------ Record list ------
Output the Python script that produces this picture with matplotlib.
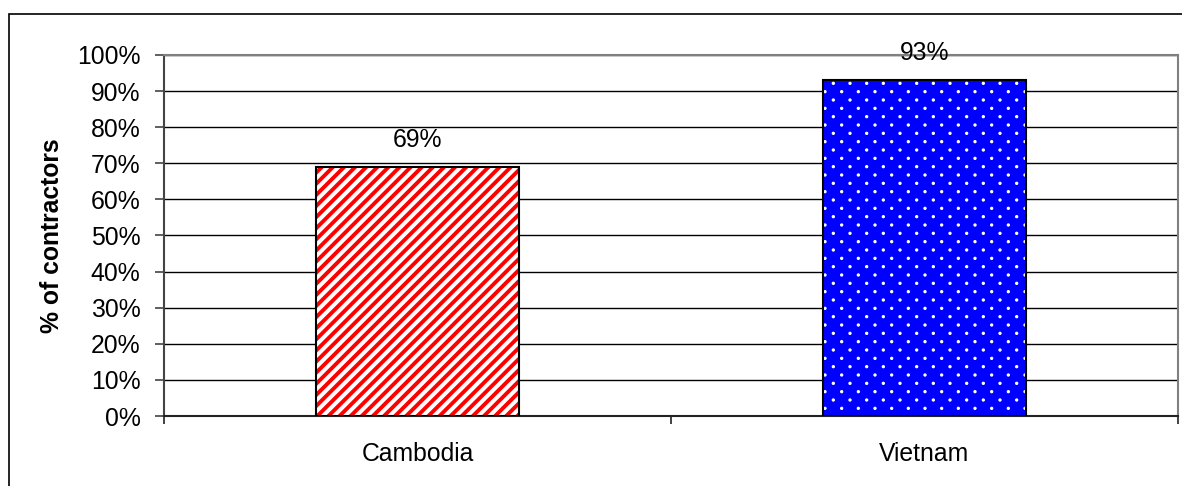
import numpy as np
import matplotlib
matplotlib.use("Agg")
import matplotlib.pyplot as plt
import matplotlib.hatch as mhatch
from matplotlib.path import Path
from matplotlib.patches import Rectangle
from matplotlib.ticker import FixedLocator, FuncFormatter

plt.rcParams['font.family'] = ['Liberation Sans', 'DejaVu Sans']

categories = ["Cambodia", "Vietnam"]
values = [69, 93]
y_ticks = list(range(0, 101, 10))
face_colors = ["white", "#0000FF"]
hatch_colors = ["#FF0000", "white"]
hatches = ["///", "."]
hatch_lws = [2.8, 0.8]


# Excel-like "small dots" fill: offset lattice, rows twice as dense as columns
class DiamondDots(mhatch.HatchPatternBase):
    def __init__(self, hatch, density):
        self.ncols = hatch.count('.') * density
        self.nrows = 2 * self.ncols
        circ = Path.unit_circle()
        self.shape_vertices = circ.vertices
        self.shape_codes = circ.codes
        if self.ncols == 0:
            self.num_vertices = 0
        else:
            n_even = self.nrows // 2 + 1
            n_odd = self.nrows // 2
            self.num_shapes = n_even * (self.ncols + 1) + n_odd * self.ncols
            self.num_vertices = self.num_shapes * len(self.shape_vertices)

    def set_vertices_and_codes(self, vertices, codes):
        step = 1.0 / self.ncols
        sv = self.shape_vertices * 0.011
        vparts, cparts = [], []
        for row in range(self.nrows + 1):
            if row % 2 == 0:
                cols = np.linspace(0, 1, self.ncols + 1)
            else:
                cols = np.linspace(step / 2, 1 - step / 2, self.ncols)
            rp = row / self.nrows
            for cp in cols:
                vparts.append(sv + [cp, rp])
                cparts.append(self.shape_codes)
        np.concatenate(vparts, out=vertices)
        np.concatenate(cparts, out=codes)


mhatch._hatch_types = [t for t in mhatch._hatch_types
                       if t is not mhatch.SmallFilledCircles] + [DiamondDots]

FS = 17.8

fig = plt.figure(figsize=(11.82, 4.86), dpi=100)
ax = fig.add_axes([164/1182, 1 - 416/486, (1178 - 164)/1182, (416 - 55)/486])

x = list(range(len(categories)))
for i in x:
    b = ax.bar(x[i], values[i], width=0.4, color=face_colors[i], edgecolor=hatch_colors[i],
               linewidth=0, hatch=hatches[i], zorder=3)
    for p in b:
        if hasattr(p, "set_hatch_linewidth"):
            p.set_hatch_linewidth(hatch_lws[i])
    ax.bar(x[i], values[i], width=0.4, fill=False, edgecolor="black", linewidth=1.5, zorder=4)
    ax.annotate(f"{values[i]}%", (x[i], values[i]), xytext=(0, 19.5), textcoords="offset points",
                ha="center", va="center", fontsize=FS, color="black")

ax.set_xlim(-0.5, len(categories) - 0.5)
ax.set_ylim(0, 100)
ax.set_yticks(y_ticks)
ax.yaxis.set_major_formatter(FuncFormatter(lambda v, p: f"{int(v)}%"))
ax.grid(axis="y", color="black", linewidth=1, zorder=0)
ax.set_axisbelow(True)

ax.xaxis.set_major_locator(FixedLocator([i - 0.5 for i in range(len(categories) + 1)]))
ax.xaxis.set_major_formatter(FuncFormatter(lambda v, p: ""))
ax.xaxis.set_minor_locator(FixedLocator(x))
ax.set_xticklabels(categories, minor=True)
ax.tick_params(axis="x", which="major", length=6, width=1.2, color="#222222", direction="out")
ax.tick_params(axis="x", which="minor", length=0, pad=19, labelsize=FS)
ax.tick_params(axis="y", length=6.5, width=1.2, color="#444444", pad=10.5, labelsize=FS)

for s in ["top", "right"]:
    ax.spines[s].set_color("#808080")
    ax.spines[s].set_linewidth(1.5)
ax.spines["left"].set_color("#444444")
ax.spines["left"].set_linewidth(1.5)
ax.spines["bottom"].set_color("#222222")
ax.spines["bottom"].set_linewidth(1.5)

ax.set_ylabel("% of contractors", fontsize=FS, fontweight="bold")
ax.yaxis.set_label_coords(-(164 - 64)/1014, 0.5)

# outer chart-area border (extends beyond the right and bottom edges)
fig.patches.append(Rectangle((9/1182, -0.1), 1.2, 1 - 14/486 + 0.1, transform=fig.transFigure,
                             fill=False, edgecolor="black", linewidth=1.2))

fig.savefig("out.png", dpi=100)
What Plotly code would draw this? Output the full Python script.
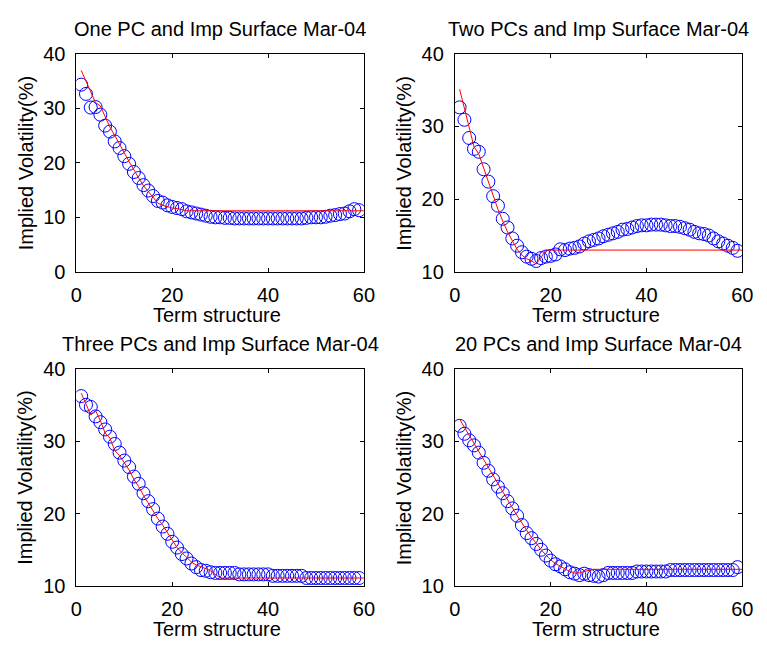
------
- **Set problem**
With all pictures left out, please transcribe exactly the lines from the start of the material through the line with "from matplotlib.ticker import".

- **Correct answer**
Output the Python script that produces this picture with matplotlib.
import numpy as np
import matplotlib
matplotlib.use("Agg")
import matplotlib.pyplot as plt
import matplotlib.hatch as mhatch
from matplotlib.path import Path
from matplotlib.patches import Rectangle
from matplotlib.ticker import FixedLocator, FuncFormatter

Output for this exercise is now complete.